There are certain areas of the ICW that I don't like (notably the
Rockpile and while there's stuff to see, I don't particularly like the
area north of Wrightsville Beach) but most of it is just as you
described your trip up the Cooper River. The Waccamaw River and the
area south of Georgetown SC is really nice and so is the Indian River,
and the sounds of Georgia can be very relaxing (although Bob finds
them stressful because of the tides and also boring).

For this trip, just leave me offshore enjoying the pleasure of the waves
slapping the hull and throwing dinner on the deck, at times. Leave me to
my playful friends all trying to see who can jump over the bow spirit
without whacking a tail or who can do the most barrel rolls from stern to
bow in one sweep. Leave me out there in the pitch black after the moon
sets far enough offshore the light floods from the condos don't blank out
my fascination with Carl Sagan's "Billions and Billions" rolling in an odd
oval overhead as I lay in an open cockpit, anxiously waiting for that
inevitable flying fish to come upset my lazy reclination and scare the
bejesus out of me with his stinking flailing as he failed to clear the
other top of the cockpit gunwale, gasping for life. Bungee jumpers go
nothing on my adrenalin rush caused by being struck square in the temple by
a flying fish coming out of the blackness at 30 mph. You KNOW when you're
going to jump. The fish make the anticipation agonizing....especially if
your whole watch it never happens.

Then there was that awful whooshing sound of "something" surfacing 30 yards
to starboard you just couldn't see before it filled its blowhole and
returned to the depths under the keel. That awful feeling of complete
helplessness that doesn't go away, even when your watch is over.

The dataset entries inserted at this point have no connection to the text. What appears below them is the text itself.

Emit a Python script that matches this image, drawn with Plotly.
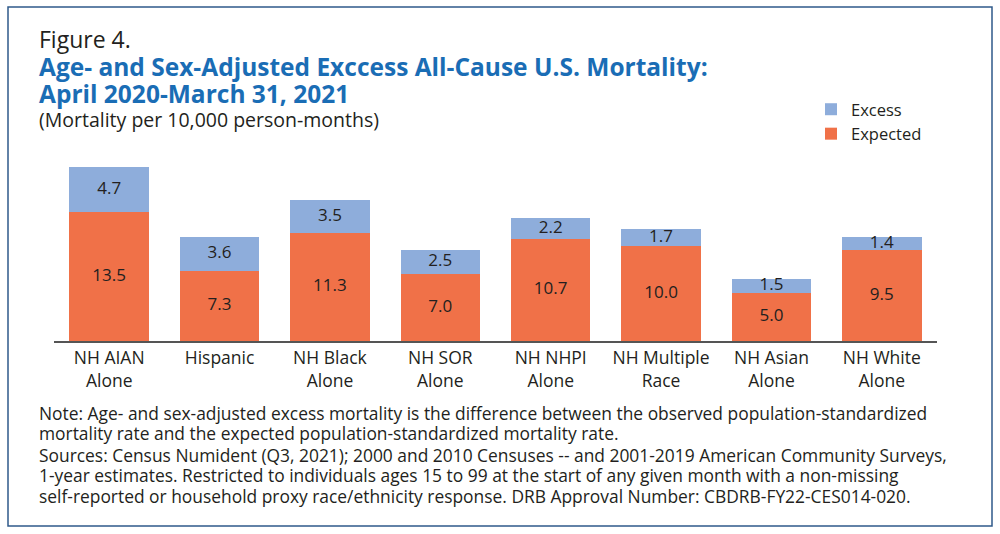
import plotly.graph_objects as go

categories = ["NH AIAN<br>Alone", "Hispanic", "NH Black<br>Alone", "NH SOR<br>Alone",
              "NH NHPI<br>Alone", "NH Multiple<br>Race", "NH Asian<br>Alone", "NH White<br>Alone"]
expected = [13.5, 7.3, 11.3, 7.0, 10.7, 10.0, 5.0, 9.5]
excess = [4.7, 3.6, 3.5, 2.5, 2.2, 1.7, 1.5, 1.4]

FONT = "Open Sans"
TXT = "#231f20"
BLUE = "#1a6db5"
C_EXP = "#f07148"
C_EXC = "#8eaddb"

fig = go.Figure()
fig.add_trace(go.Bar(
    x=categories, y=expected, name="Expected", marker=dict(color=C_EXP, line=dict(width=0)),
    width=0.72, hoverinfo="skip",
))
fig.add_trace(go.Bar(
    x=categories, y=excess, name="Excess", marker=dict(color=C_EXC, line=dict(width=0)),
    width=0.72, hoverinfo="skip",
))
# value labels centred in each segment
fig.add_trace(go.Scatter(
    x=categories, y=[e / 2 for e in expected], mode="text",
    text=[f"{v:.1f}" for v in expected], textposition="middle center",
    textfont=dict(family=FONT, size=17, color=TXT), showlegend=False, hoverinfo="skip",
))
fig.add_trace(go.Scatter(
    x=categories, y=[e + x / 2 for e, x in zip(expected, excess)], mode="text",
    text=[f"{v:.1f}" for v in excess], textposition="middle center",
    textfont=dict(family=FONT, size=17, color=TXT), showlegend=False, hoverinfo="skip",
))

fig.update_layout(
    barmode="stack",
    width=1000, height=534,
    margin=dict(l=54, r=63, t=150, b=193),
    paper_bgcolor="white", plot_bgcolor="white",
    font=dict(family=FONT, color=TXT),
    showlegend=True,
    legend=dict(
        x=(811 - 54) / 883, y=(341 - 92) / 191, xanchor="left", yanchor="top",
        traceorder="reversed",
        font=dict(family=FONT, size=16.5, color=TXT),
        itemwidth=30, tracegroupgap=0,
        bgcolor="rgba(0,0,0,0)",
    ),
    xaxis=dict(
        showline=True, linecolor="#555555", linewidth=1.5, ticks="",
        tickfont=dict(family=FONT, size=17.5, color=TXT), showgrid=False,
    ),
    yaxis=dict(range=[0, 20], visible=False, showgrid=False),
)

annos = [
    dict(x=37, y=39, text="Figure 4.", size=23, color=TXT),
    dict(x=37, y=67, text="<b>Age- and Sex-Adjusted Exccess All-Cause U.S. Mortality:</b>", size=24.5, color=BLUE),
    dict(x=37, y=94, text="<b>April 2020-March 31, 2021</b>", size=24.5, color=BLUE),
    dict(x=37, y=119, text="(Mortality per 10,000 person-months)", size=19.5, color=TXT),
    dict(x=37, y=413, text="Note: Age- and sex-adjusted excess mortality is the difference between the observed population-standardized", size=17.4, color=TXT),
    dict(x=37, y=433, text="mortality rate and the expected population-standardized mortality rate.", size=17.4, color=TXT),
    dict(x=37, y=455, text="Sources: Census Numident (Q3, 2021); 2000 and 2010 Censuses -- and 2001-2019 American Community Surveys,", size=17.4, color=TXT),
    dict(x=37, y=475, text="1-year estimates. Restricted to individuals ages 15 to 99 at the start of any given month with a non-missing", size=17.4, color=TXT),
    dict(x=37, y=496, text="self-reported or household proxy race/ethnicity response. DRB Approval Number: CBDRB-FY22-CES014-020.", size=17.4, color=TXT),
]
for a in annos:
    fig.add_annotation(
        xref="paper", yref="paper", x=(a["x"] - 54) / 883, y=(341 - a["y"]) / 191,
        text=a["text"], showarrow=False, xanchor="left", yanchor="middle",
        font=dict(family=FONT, size=a["size"], color=a["color"]),
    )

# outer border
fig.add_shape(type="rect", xref="paper", yref="paper",
              x0=(8 - 54) / 883, x1=(992 - 54) / 883,
              y0=(341 - 526) / 191, y1=(341 - 7) / 191,
              line=dict(color="#2f5a8a", width=1.5), fillcolor="rgba(0,0,0,0)", layer="below")

fig.write_html("out.html", config={"displayModeBar": False},
               post_script="document.body.style.margin='0';document.body.style.padding='0';")
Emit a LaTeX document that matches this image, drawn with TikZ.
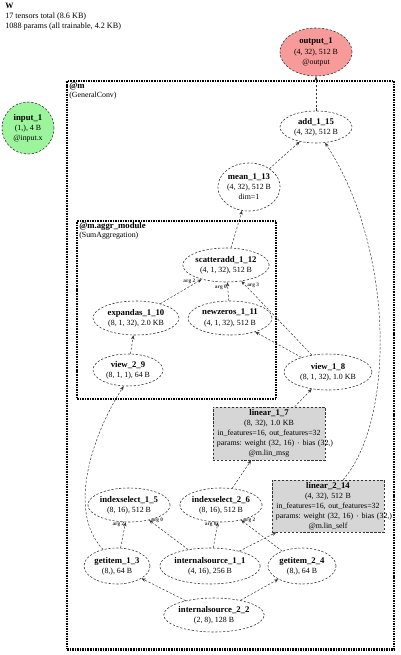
\documentclass[tikz,border=0pt]{standalone}
\usepackage{fontspec}
\setmainfont{Liberation Serif}
\usetikzlibrary{shapes.geometric,arrows.meta}
\frenchspacing
\definecolor{colOut}{HTML}{F79A9A}
\definecolor{colIn}{HTML}{9CF59C}
\definecolor{colLayer}{HTML}{D6D6D6}
\definecolor{colLine}{HTML}{333333}
% bold tensor name
\newcommand{\tname}[1]{{\fontsize{6.2}{7.2}\selectfont\bfseries #1}}
\tikzset{
  %% tensor ellipse
  tensor/.style={
    ellipse, draw=colLine, line width=0.4pt,
    dash pattern=on 1.6pt off 1.2pt,
    fill=#1, inner sep=0pt, align=center,
    font=\fontsize{5.6}{7.2}\selectfont
  },
  tensor/.default=white,
  %% module layer box
  layer/.style={
    rectangle, draw=colLine, line width=0.4pt,
    dash pattern=on 1.6pt off 1.2pt,
    fill=colLayer, inner xsep=1mm, inner ysep=0pt, align=center,
    text width=26mm,
    font=\fontsize{5.6}{7.2}\selectfont
  },
  %% module frame
  modframe/.style={
    draw=black, line width=1.7pt, dash pattern=on 1.1pt off 0.7pt,
    inner sep=0pt
  },
  %% frame title
  modlabel/.style={anchor=north west, align=left, inner sep=0pt,
    font=\fontsize{5.6}{6.4}\selectfont},
  %% arg label
  argl/.style={font=\bfseries\fontsize{3.8}{4}\selectfont, inner sep=0.5pt},
  %% arrows
  arr/.style={-{Stealth[length=3pt,width=2.4pt]}, line width=0.35pt,
    color=colLine, dash pattern=on 1.6pt off 1.2pt}
}

\begin{document}
\begin{tikzpicture}[x=0.025cm, y=-0.025cm]
\useasboundingbox (0,0) rectangle (400,655);

% header
\node[modlabel, font=\fontsize{5.8}{7}\selectfont] (hdr) at (5,3)
  {\textbf{W}\\17 tensors total (8.6 KB)\\1088 params (all trainable, 4.2 KB)};

% frames
\node[modframe, anchor=north west, minimum width=81.75mm,
      minimum height=142mm] (m) at (66,80) {};
\node[modlabel] (mlab) at (69,82) {\tname{@m}\\(GeneralConv)};
\node[modframe, anchor=north west, minimum width=49.75mm,
      minimum height=44.5mm] (aggr) at (76,220) {};
\node[modlabel] (aggrlab) at (79,222)
  {\tname{@m.aggr\_module}\\(SumAggregation)};

% input / output
\node[tensor=colIn, minimum width=13mm, minimum height=13mm] (in1) at (28,128)
  {\tname{input\_1}\\(1,), 4 B\\@input.x};
\node[tensor=colOut, minimum width=18mm, minimum height=12mm] (out1) at (316,52)
  {\tname{output\_1}\\(4, 32), 512 B\\@output};

% top part
\node[tensor, minimum width=18mm, minimum height=8mm] (add115) at (316,127)
  {\tname{add\_1\_15}\\(4, 32), 512 B};
\node[tensor, minimum width=15.5mm, minimum height=12mm] (mean113) at (249,187)
  {\tname{mean\_1\_13}\\(4, 32), 512 B\\dim=1};

% aggregation module
\node[tensor, minimum width=21.5mm, minimum height=8.5mm] (sa112) at (226,265)
  {\tname{scatteradd\_1\_12}\\(4, 1, 32), 512 B};
\node[tensor, minimum width=21.5mm, minimum height=8.5mm] (ea110) at (136,318)
  {\tname{expandas\_1\_10}\\(8, 1, 32), 2.0 KB};
\node[tensor, minimum width=21mm, minimum height=8.5mm] (nz111) at (230,318)
  {\tname{newzeros\_1\_11}\\(4, 1, 32), 512 B};
\node[tensor, minimum width=17.5mm, minimum height=8mm] (v29) at (128,370)
  {\tname{view\_2\_9}\\(8, 1, 1), 64 B};

% message path
\node[tensor, minimum width=22mm, minimum height=9mm] (v18) at (328,372)
  {\tname{view\_1\_8}\\(8, 1, 32), 1.0 KB};
\node[layer, minimum height=13.25mm] (lin17) at (269,433.5)
  {\tname{linear\_1\_7}\\(8, 32), 1.0 KB\\
   \mbox{in\_features=16, out\_features=32}\\
   \mbox{params: weight (32, 16) $\cdot$ bias (32,)}\\@m.lin\_msg};
\node[layer, minimum height=13mm] (lin214) at (328,506)
  {\tname{linear\_2\_14}\\(4, 32), 512 B\\
   \mbox{in\_features=16, out\_features=32}\\
   \mbox{params: weight (32, 16) $\cdot$ bias (32,)}\\@m.lin\_self};

% bottom part
\node[tensor, minimum width=20mm, minimum height=8.5mm] (ix15) at (129,505)
  {\tname{indexselect\_1\_5}\\(8, 16), 512 B};
\node[tensor, minimum width=20.5mm, minimum height=8.5mm] (ix26) at (221,505)
  {\tname{indexselect\_2\_6}\\(8, 16), 512 B};
\node[tensor, minimum width=16.5mm, minimum height=9mm] (gi13) at (117,566)
  {\tname{getitem\_1\_3}\\(8,), 64 B};
\node[tensor, minimum width=24mm, minimum height=9mm] (is11) at (210,566)
  {\tname{internalsource\_1\_1}\\(4, 16), 256 B};
\node[tensor, minimum width=17mm, minimum height=9mm] (gi24) at (302,566)
  {\tname{getitem\_2\_4}\\(8,), 64 B};
\node[tensor, minimum width=24mm, minimum height=8.5mm] (is22) at (214,615)
  {\tname{internalsource\_2\_2}\\(2, 8), 128 B};

% edges
\draw[arr] (is22) -- (gi13);
\draw[arr] (is22) -- (gi24);
\draw[arr] (gi13) -- node[argl, pos=0.92, left]{arg 2} (ix15);
\draw[arr] (is11) -- node[argl, pos=0.93, above right=-1pt]{arg 0} (ix15);
\draw[arr] (is11) -- node[argl, pos=0.92, left]{arg 0} (ix26);
\draw[arr] (gi24) -- node[argl, pos=0.93, above right=-1pt]{arg 2} (ix26);
\draw[arr] (is11) -- (lin214);
\draw[arr] (ix26) -- (lin17);
\draw[arr] (lin17) -- (v18);
\draw[arr] (v18) -- (nz111);
\draw[arr] (v18) -- node[argl, pos=0.95, right=1pt]{arg 3} (sa112);
\draw[arr] (gi13.130) .. controls (65,510) and (95,430) .. (v29.-105);
\draw[arr] (v29) -- (ea110);
\draw[arr] (ea110) -- node[argl, pos=0.9, left=1pt]{arg 2} (sa112);
\draw[arr] (nz111) -- node[argl, pos=0.75, left]{arg 0} (sa112);
\draw[arr] (sa112) -- (mean113);
\draw[arr] (mean113) -- (add115);
\draw[arr] (lin214.60) .. controls (395,420) and (395,250) .. (add115.-60);
\draw[arr] (add115) -- (out1);

\end{tikzpicture}
\end{document}
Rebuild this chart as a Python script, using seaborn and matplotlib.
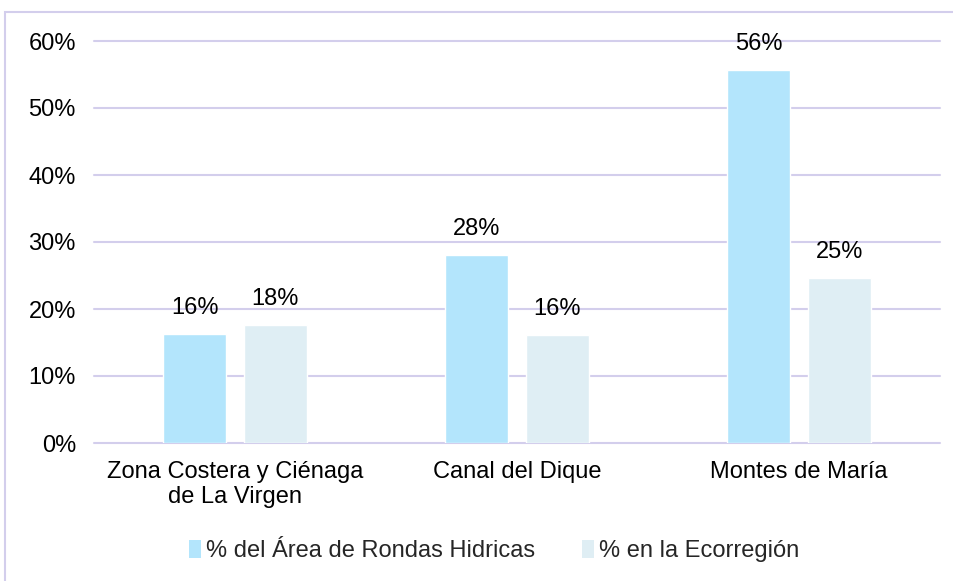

AS for the trip upriver to anchor out in some deserted estuary mouth so far
away from the marked channel you see no blinking lights to spoil your
latest book chapter after a fine meal.....that's a different topic
altogether. To test which mode, you ask the question....Can I see any kind
of navigational marker from here indicating someone ELSE has been here in
the last, say, 20 years? No? Ah, this IS a great anchorage! Can you see
any evidence of human habitation spoiling your field of view? The Ditch is
lined with the decadence of our society. Where I was talking about, the
only evidence you may see is 200 years old, perhaps part of a wooden dam
used to flood a rice field by our ancestors or the hulk of an old boat or
building, partially eaten away by time and tide to complete the perfect
landscape you never need paint to remember it by. Unlike the TRAVEL trip,
this trip is really to nowhere special and we can simply throw overboard
any fool that spoils it for the rest of us by saying he/she has to be back
at the dock at some specific time to continue their quest for money or
fame.

God how I hate it when becalmed offshore and someone says we're never going
to "get there" in a timely fashion. If he needed to "get there", I wish
he'd said something before stepping aboard so we could arrange for his
plane ticket so he didn't spoil MY enjoyment of being totally becalmed
between moments of sheer terror as we surfed down that 12' roller wondering
if the storm jib was "too much sail" for these wind conditions and
wondering, aloud at times, how the hell we were going to haul it down
without ending up being dragged overboard......I need my rest!


Also a lot of the people in the ICW have power boats, and some of them
have sailboats that wouldn't be suitable for offshore.